Dans ces conditions, les héritiers suisses de Jaurès et Liebknecht n’ont plus que la politique étrangère pour redorer leur blason révolutionnaire. Aussi les socialistes les plus convenables prennent-ils vaillamment fait et cause pour tous ceux qui prétendent lutter, dans le tiers-monde, contre le grand Satan américain et ses valets.

On connaissait déjà l’ineffable Jean Ziegler, ancien député socialiste et rapporteur spécial des Nations-Unies pour le droit à l’alimentation, adorateur de Fidel Castro et lécheur régulier des babouches de Mouammar Kadhafi. On découvre maintenant Micheline Calmy-Rey, qui occupe actuellement le poste de ministre des Affaires étrangères de la Confédération. Cette dame qui s’était déjà montrée couverte d’un tchador lors d’un voyage controversé à Téhéran en mars dernier vient de se signaler à nouveau en se déclarant prête à s’asseoir à la table d’Oussama Ben Laden : « le refus du dialogue est toujours stérile, a-t-elle expliqué, y compris avec des gens réputés infréquentables. »

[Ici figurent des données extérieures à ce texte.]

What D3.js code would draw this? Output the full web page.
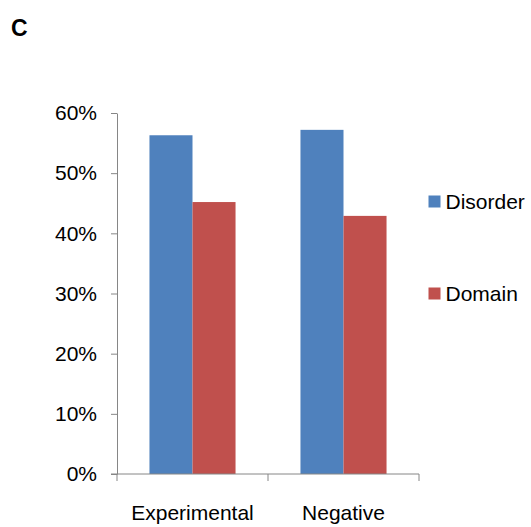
<!DOCTYPE html>
<html>
<head>
<meta charset="utf-8">
<script src="https://cdn.jsdelivr.net/npm/d3@7"></script>
<style>
  body { margin: 0; background: #fff; }
  svg { display: block; font-family: "Liberation Sans", Arial, sans-serif; }
</style>
</head>
<body>
<svg id="chart" width="531" height="527"></svg>
<script>
// Share of sequences per dataset falling in each class
const categories = ["Experimental", "Negative"];
const seriesNames = ["Disorder", "Domain"];
const disorderValues = [0.563, 0.572];
const domainValues = [0.452, 0.429];
const yTicks = [0, 0.1, 0.2, 0.3, 0.4, 0.5, 0.6];
const colors = ["#4F81BD", "#C0504D"];

const rows = categories.map((c, i) => ({
  category: c,
  values: [
    { series: seriesNames[0], value: disorderValues[i] },
    { series: seriesNames[1], value: domainValues[i] }
  ]
}));

const svg = d3.select("#chart");
const plotLeft = 117, plotRight = 419, plotTop = 113, plotBottom = 474;

const x0 = d3.scaleBand().domain(categories).range([plotLeft, plotRight]).padding(0);
const bw = x0.bandwidth();
const x1 = d3.scaleBand().domain(seriesNames)
  .range([bw * 0.215, bw * 0.785]).padding(0);
const y = d3.scaleLinear().domain([0, 0.6]).range([plotBottom, plotTop]);
const color = d3.scaleOrdinal().domain(seriesNames).range(colors);

// Panel letter
svg.append("text").attr("x", 11).attr("y", 36)
  .attr("font-size", 23).attr("font-weight", "bold").text("C");

// Bars
const groups = svg.append("g").selectAll("g").data(rows).join("g")
  .attr("transform", d => `translate(${x0(d.category)},0)`);
groups.selectAll("rect").data(d => d.values).join("rect")
  .attr("x", d => x1(d.series))
  .attr("width", x1.bandwidth())
  .attr("y", d => y(d.value))
  .attr("height", d => y(0) - y(d.value))
  .attr("fill", d => color(d.series));

// Y axis
const yAxis = svg.append("g").attr("transform", `translate(${plotLeft},0)`)
  .call(d3.axisLeft(y).tickValues(yTicks).tickFormat(d3.format(".0%"))
    .tickSize(6).tickSizeOuter(0).tickPadding(14));
yAxis.select(".domain").attr("stroke", "#868686");
yAxis.selectAll(".tick line").attr("stroke", "#868686");
yAxis.selectAll(".tick text").attr("font-size", 21).attr("fill", "#000")
  .attr("font-family", "'Liberation Sans', Arial, sans-serif");

// X axis with boundary tick marks between categories
const xAxisG = svg.append("g").attr("transform", `translate(0,${plotBottom})`);
xAxisG.append("line").attr("x1", plotLeft - 6).attr("x2", plotRight)
  .attr("stroke", "#868686");
const boundaries = [plotLeft, ...categories.map(c => x0(c) + bw)];
xAxisG.selectAll(".bt").data(boundaries).join("line")
  .attr("class", "bt")
  .attr("x1", d => d).attr("x2", d => d)
  .attr("y1", 0).attr("y2", 7)
  .attr("stroke", "#868686");
xAxisG.selectAll(".cl").data(categories).join("text")
  .attr("class", "cl")
  .attr("x", d => x0(d) + bw / 2)
  .attr("y", 46)
  .attr("text-anchor", "middle")
  .attr("font-size", 21)
  .text(d => d);

// Legend
const legendBaseline = [209, 301];
const legend = svg.append("g").selectAll("g").data(seriesNames).join("g")
  .attr("transform", (d, i) => `translate(428.5,${legendBaseline[i]})`);
legend.append("rect").attr("x", 0).attr("y", -13.5).attr("width", 12).attr("height", 12)
  .attr("fill", d => color(d));
legend.append("text").attr("x", 17).attr("y", 0)
  .attr("font-size", 21).text(d => d);
</script>
</body>
</html>
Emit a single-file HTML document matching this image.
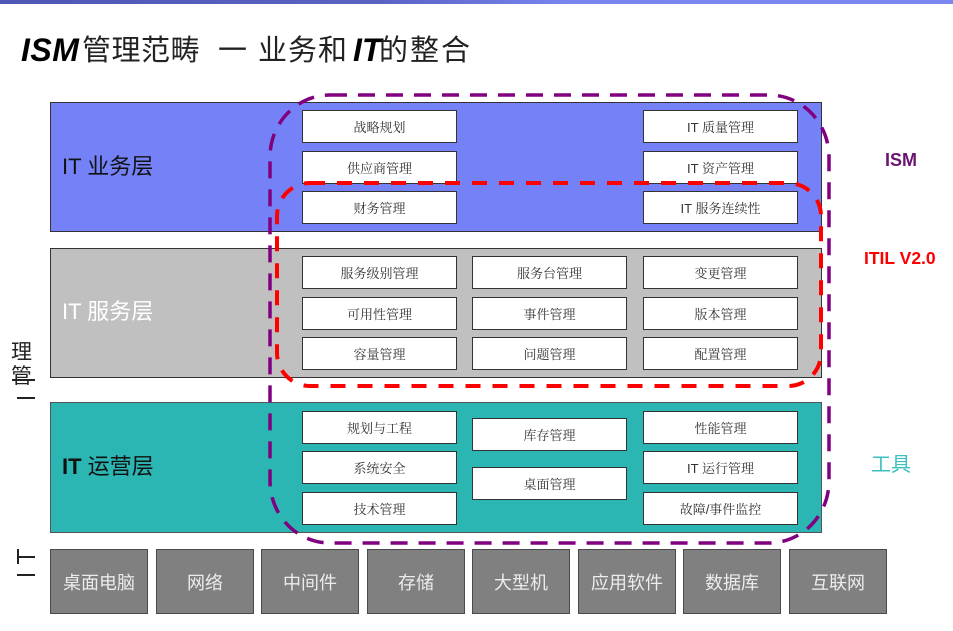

Imaginons-nous un instant sous la table d’un palace genevois où Mme Calmy-Rey aura mis son projet à exécution (toujours en tout bien tout honneur). Correctement entchadorée, elle accueille le chef d’Al Qaïda :

– M.C-R : Votre Excellence a-t-elle fait bon voyage ?
– Ben Laden : …
– M.C-R (ramenant à elle sa main tendue que le barbu refuse de toucher) : Thé ou café ?
Ben Laden intime l’ordre à ses sbires de lui verser du thé provenant de sa propre théière.
– M.C-R : A propos du terrorisme…..
Ben Laden se lève théâtralement et fait mine de quitter les lieux avec sa suite.
– M.C-R : Non… Non ne partez-pas, de grâce, c’est un malentendu ! Je voulais juste m’enquérir de vos sentiments sur les agissements terroristes des Occidentaux en Irak, en Iran, en Afghanistan et en Palestine…
Ben Laden fait demi-tour et se rassoit, l’air toujours contrarié. Il chuchote quelques mots en arabe à l’oreille de son secrétaire-traducteur.
– L’interprète : le cheikh Oussama a une faveur à vous demander.
– M.C-R : Si je… pardon, si la Confédération helvétique peut vous être utile, ce sera avec plaisir…
L’interprète présente à la ministre une valise de bonne taille, griffée Vuitton, pourvue d’une serrure à combinaison chiffrée
– L’interprète : Le Cheikh Oussama vous serait très reconnaissant d’apporter en personne cette valise à l’adresse indiquée sur l’étiquette. Ils sont prévenus.
– M.C-R (lisant l’étiquette) : Au siège de l’UBS ? Pas de problème, c’est sur mon chemin. Quoi d’autre pour votre service?
– Ben Laden: Khlass ! C’est pas tout ça, mais il se fait tard et il faut encore acheter des couteaux suisses pour les enfants.